In a unipolar world, the hegemonic position of the US can hardly be defied except the hegemony itself, especially when the superpower began to undermine the very basis of global order initiated by itself. The first two decades of the new century witnessed the rise of the rest, with BRICS posing the most challenge to the predominance of the West. But measured by whatever indicators, the US remains the super power through the Pax-Americana, in which the US contributes most public goods for global governance. Donald Trump is chosen to make a change. In the name of “America first” and “make America great again”, Trump favors a “principled realism”, which marks a policy premised first and foremost on U.S. interests and a farewell to globalist sloganeering. Accusing the Paris Climate Accord as a “massive redistribution of United States wealth” to other countries, Trump made the case that the accord fundamentally disadvantages the U.S. economically, relative to other countries and led the country to withdraw from Paris Climate Summit. More troublesome is the fact that even if this would compromise the US credibility in rallying global efforts to combat this cross-border issue, Trump’s decision fared well in the domestic public opinions. Fueled by an anti-globalist populism at home, Trump has gone further in withdrawing from the international regimes buttressed by its supremacy in national strengths. When running against Hillary Clinton for the US presidency, Trump opted a strategy prioritizing the interests of the blue-collar workers in the rustic states, which shaped his calculations in designing his foreign policy.
At the close of 2017, Trump launched his first strategy for national security, which mapped out his strategic priorities: he reiterated his promise to combat the global terrorisms, identified Iran and DPRK as “Rogue regimes”, and more importantly shifted the strategic priorities of his immediate predecessors to treat China and Russia as mounting the most threat to the national interests of the US. To meet these and other emerging challenges, Trump strongly stressed rebuilding the military, including among other things, advancing the US missile capabilities. Viewing the INF Treaty as a hurdle preventing its nuclear power deployment in such key areas as the Asia-Pacific and damaging its own hegemony and interests, the US had repeatedly requested amending or withdrawing from the treaty. In February 2019, the US withdrew from the Intermediate Range Nuclear Forces Treaty, which touched off a lot of controversies and possible vicious cycle in an arms race in the Eurasia Landmass. After the US removed the shackles of the INF Treaty, the US will reinforce its frontier deployment in areas of strategic concerns, with the Middle East and the Asia-Pacific region prone to a hotbed for missile races, and Europe under mounting pressures due to Russia’s counter-measures. In August, Trump had with “varying degrees of seriousness” expressed his interest in purchasing Greenland in the North Atlantic, which was ridiculed by a former premier of Denmark as an out-of-season April Fool’s joke. Infuriated by this blatant rebuke, Trump cancelled the scheduled visit to Denmark without realizing that his proposal poses an insult to the sovereignty integrity of Denmark in the first place. The nutshell of the principled realism can be boiled down to a principle of opportunistic utilitarianism: promoting the ideals of honoring the international agreements when favorable and quitting it when unfavorable.
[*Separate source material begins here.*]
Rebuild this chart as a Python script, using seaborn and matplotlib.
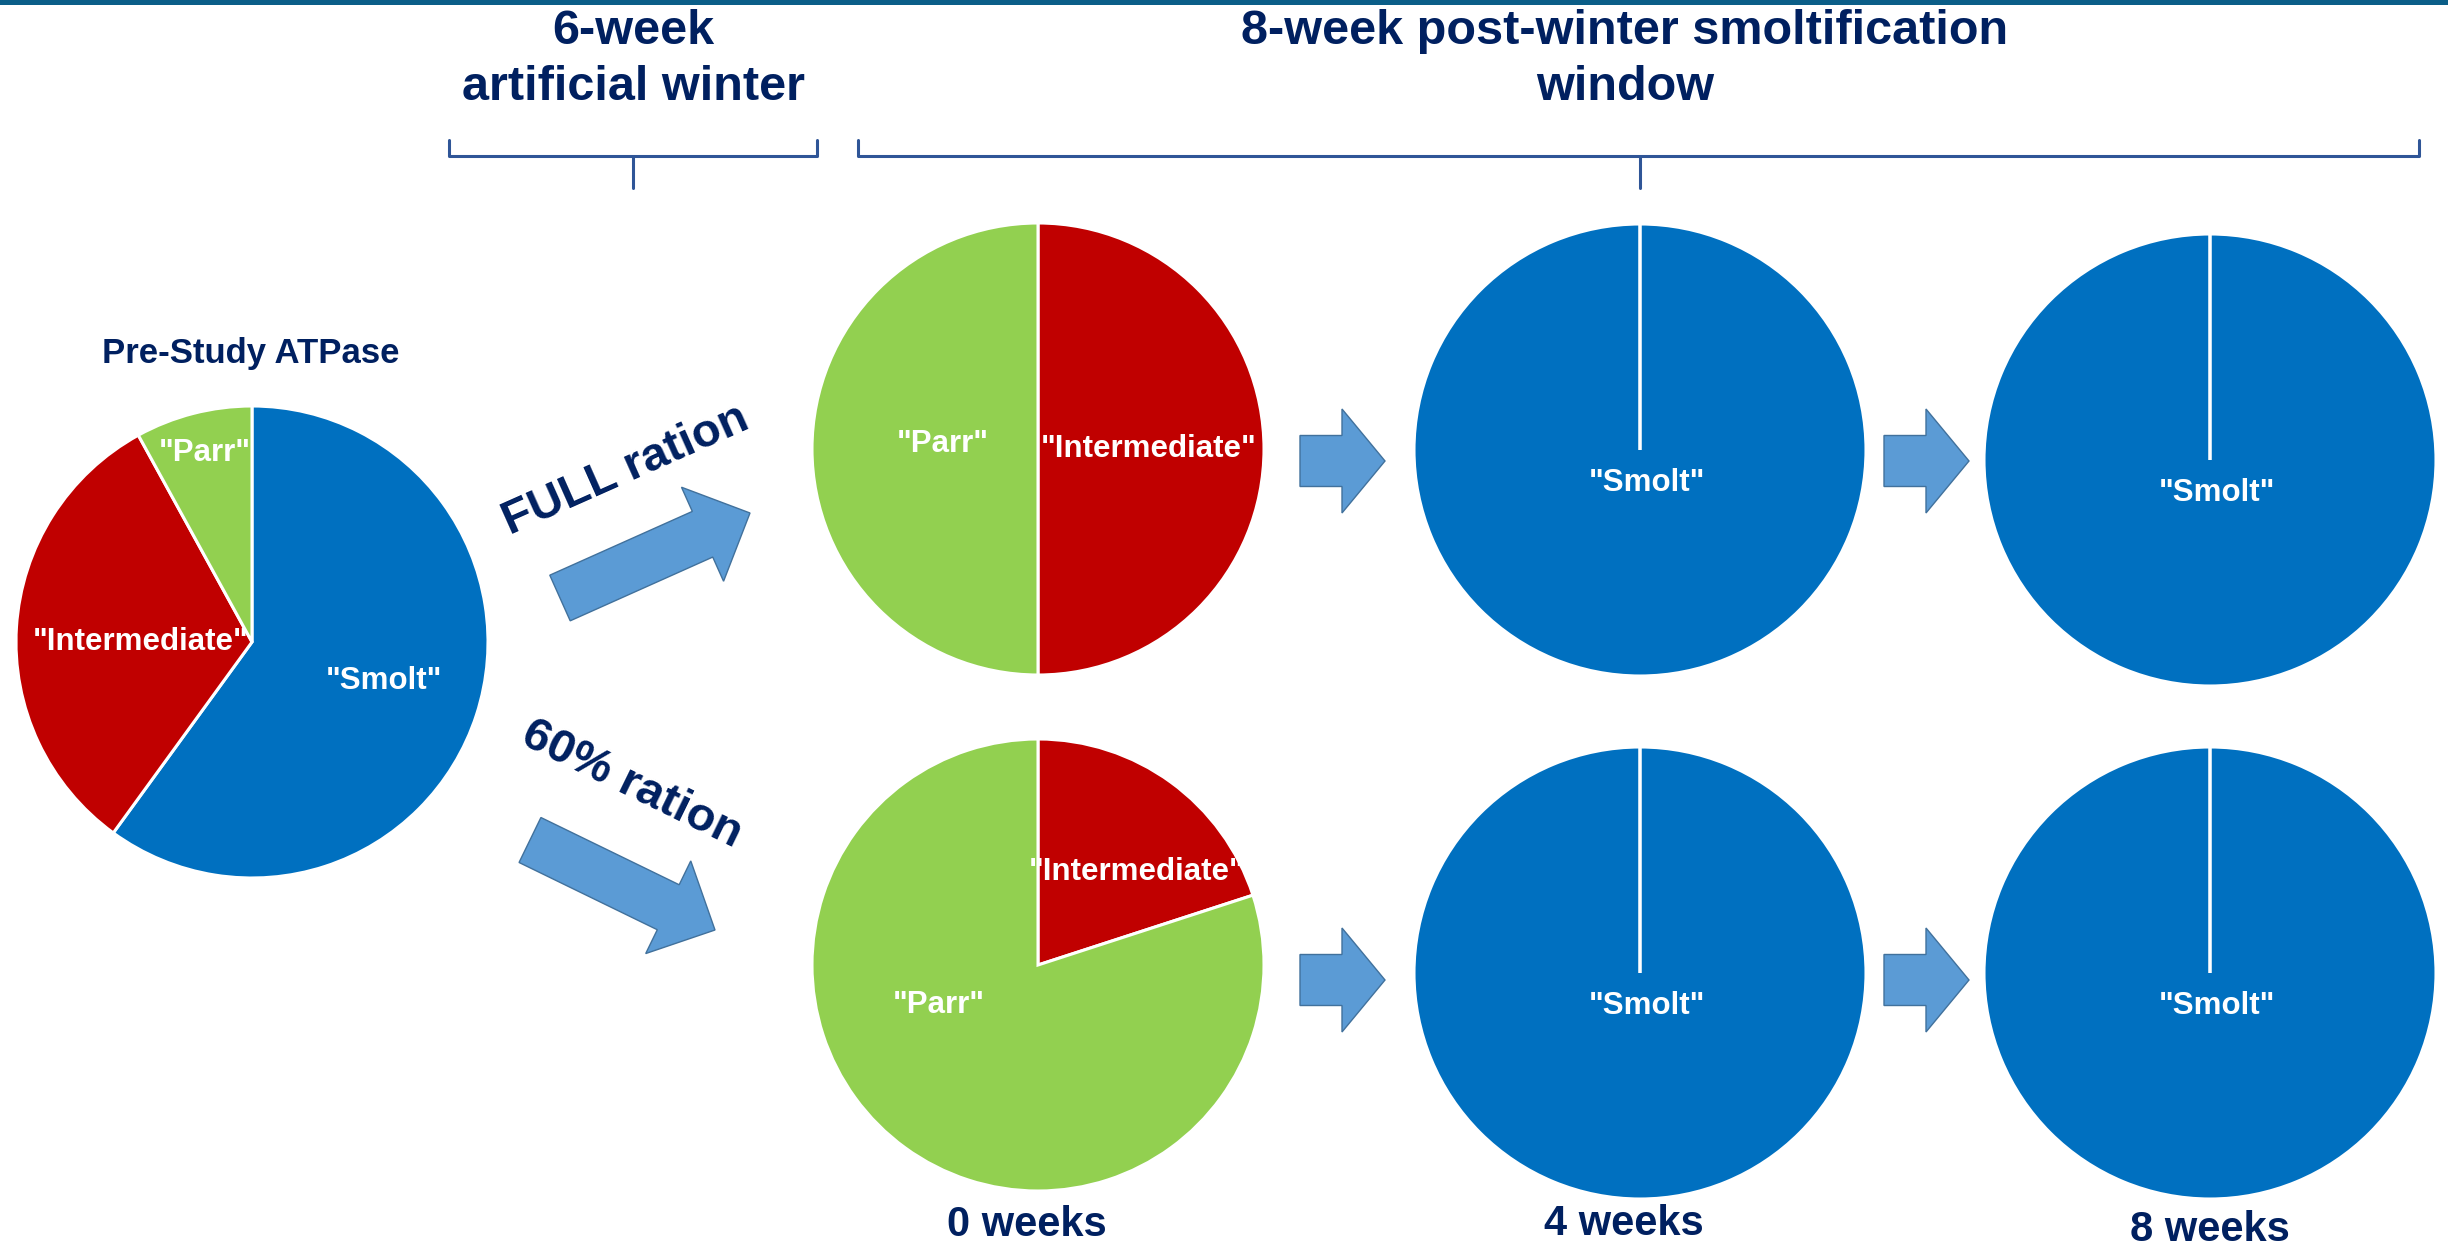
import matplotlib
matplotlib.use("Agg")
import matplotlib.pyplot as plt
import seaborn as sns
from matplotlib.patches import FancyArrow, Rectangle

# ------------------------------------------------------------------ #
# Data (percent of fish in each ATPase class)
categories = ["Smolt", "Intermediate", "Parr"]
pre_study = [60, 32, 8]
full_ration = [[0, 50, 50], [100, 0, 0], [100, 0, 0]]
reduced_ration = [[0, 20, 80], [100, 0, 0], [100, 0, 0]]
time_labels = ["0 weeks", "4 weeks", "8 weeks"]
treatments = ["FULL ration", "60% ration"]
header_winter = ["6-week", "artificial winter"]
header_window = ["8-week post-winter smoltification", "window"]
pre_title = "Pre-Study ATPase"

# ------------------------------------------------------------------ #
W, H = 2448, 1249
NAVY = "#002060"
BRACKET = "#2F5597"
ARROW_FC = "#5B9BD5"
ARROW_EC = "#41719C"
palette = dict(zip(categories, sns.color_palette(["#0070C0", "#C00000", "#92D050"])))

sns.set_theme(style="white")
plt.rcParams["font.family"] = ["Liberation Sans", "DejaVu Sans"]

fig = plt.figure(figsize=(W / 100, H / 100), dpi=100)
base = fig.add_axes([0, 0, 1, 1])
base.set_xlim(0, W)
base.set_ylim(H, 0)
base.axis("off")


def pie_axes(cx, cy, r):
    ax = fig.add_axes([(cx - r) / W, 1 - (cy + r) / H, 2 * r / W, 2 * r / H])
    return ax


def draw_pie(cx, cy, r, values, label_pos):
    ax = pie_axes(cx, cy, r)
    ax.pie(values, colors=[palette[c] for c in categories], startangle=90,
           counterclock=False, radius=1,
           wedgeprops=dict(edgecolor="white", linewidth=2.2))
    ax.set_xlim(-1, 1)
    ax.set_ylim(-1, 1)
    ax.set_aspect("equal")
    for cat, v in zip(categories, values):
        if v > 0:
            dx, dy = label_pos[cat]
            ax.text(dx, dy, f'"{cat}"', color="white", fontsize=22.5,
                    fontweight="bold", ha="center", va="center")
    return ax


# top band
base.add_patch(Rectangle((0, 0), W, 5, color="#0B5E88", lw=0))

# headers
for txt, y in zip(header_winter, [44, 100]):
    base.text(633, y, txt, fontsize=35, fontweight="bold", color=NAVY,
              ha="center", va="baseline")
for txt, y in zip(header_window, [44, 100]):
    base.text(1625, y, txt, fontsize=35, fontweight="bold", color=NAVY,
              ha="center", va="baseline")

# brackets
for x0, x1, xm in [(449, 817, 633), (858, 2419, 1640)]:
    base.plot([x0, x0, x1, x1], [140, 156, 156, 140], color=BRACKET, lw=2.2,
              solid_joinstyle="round")
    base.plot([xm, xm], [156, 188], color=BRACKET, lw=2.2)

# pre-study pie
base.text(251, 363, pre_title, fontsize=25, fontweight="bold", color=NAVY,
          ha="center", va="baseline")
draw_pie(252, 642, 236, pre_study,
         {"Smolt": (0.56, -0.165), "Intermediate": (-0.47, 0.0), "Parr": (-0.2, 0.80)})

# treatment arrows and labels
arrow_kw = dict(length_includes_head=True, fc=ARROW_FC, ec=ARROW_EC, lw=1.0)
base.add_patch(FancyArrow(560, 598, 190, -85, width=50, head_width=103,
                          head_length=52, **arrow_kw))
base.add_patch(FancyArrow(530, 840, 185, 90, width=50, head_width=103,
                          head_length=52, **arrow_kw))
base.text(626, 470, treatments[0], fontsize=34, fontweight="bold", color=NAVY,
          rotation=24, rotation_mode="anchor", ha="center", va="center")
base.text(632, 785, treatments[1], fontsize=34, fontweight="bold", color=NAVY,
          rotation=-26, rotation_mode="anchor", ha="center", va="center")

# time-course pies
col_x = [1038, 1640, 2210]
row_y_top = [449, 450, 460]
row_y_bot = [965, 973, 973]
pos_first_top = {"Intermediate": (0.49, 0.0), "Parr": (-0.42, 0.02), "Smolt": (0.03, -0.145)}
pos_first_bot = {"Intermediate": (0.436, 0.41), "Parr": (-0.44, -0.175), "Smolt": (0.03, -0.145)}
pos_smolt = {"Smolt": (0.03, -0.145), "Intermediate": (0, 0), "Parr": (0, 0)}

for i, (vals_t, vals_b) in enumerate(zip(full_ration, reduced_ration)):
    draw_pie(col_x[i], row_y_top[i], 226, vals_t, pos_first_top if i == 0 else pos_smolt)
    draw_pie(col_x[i], row_y_bot[i], 226, vals_b, pos_first_bot if i == 0 else pos_smolt)

# small step arrows
for x0 in [1300, 1884]:
    for y0 in [461, 980]:
        base.add_patch(FancyArrow(x0, y0, 85, 0, width=51, head_width=104,
                                  head_length=43, **arrow_kw))

# time labels
for lab, x, y in zip(time_labels, [1027, 1624, 2210], [1236, 1235, 1241]):
    base.text(x, y, lab, fontsize=30, fontweight="bold", color=NAVY,
              ha="center", va="baseline")

fig.savefig("out.png", dpi=100)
A just international order is based upon the principle of the veil of ignorance in combination with the liberty principle and the difference principle, which can be considered as an extension of the social contract in international governance. As a novice in foreign affairs, Donald Trump is leading the US ship into a track of ruining the bases of an international order underlying the global dominance of the US. The next general election is around the corner, given the prominence of domestic issues on the election agenda, Trump will very likely carry the US further along this wrong path. Who could come out to reverse this misguided trajectory? Chances are that the world need to wait another one year, but more likely another five years.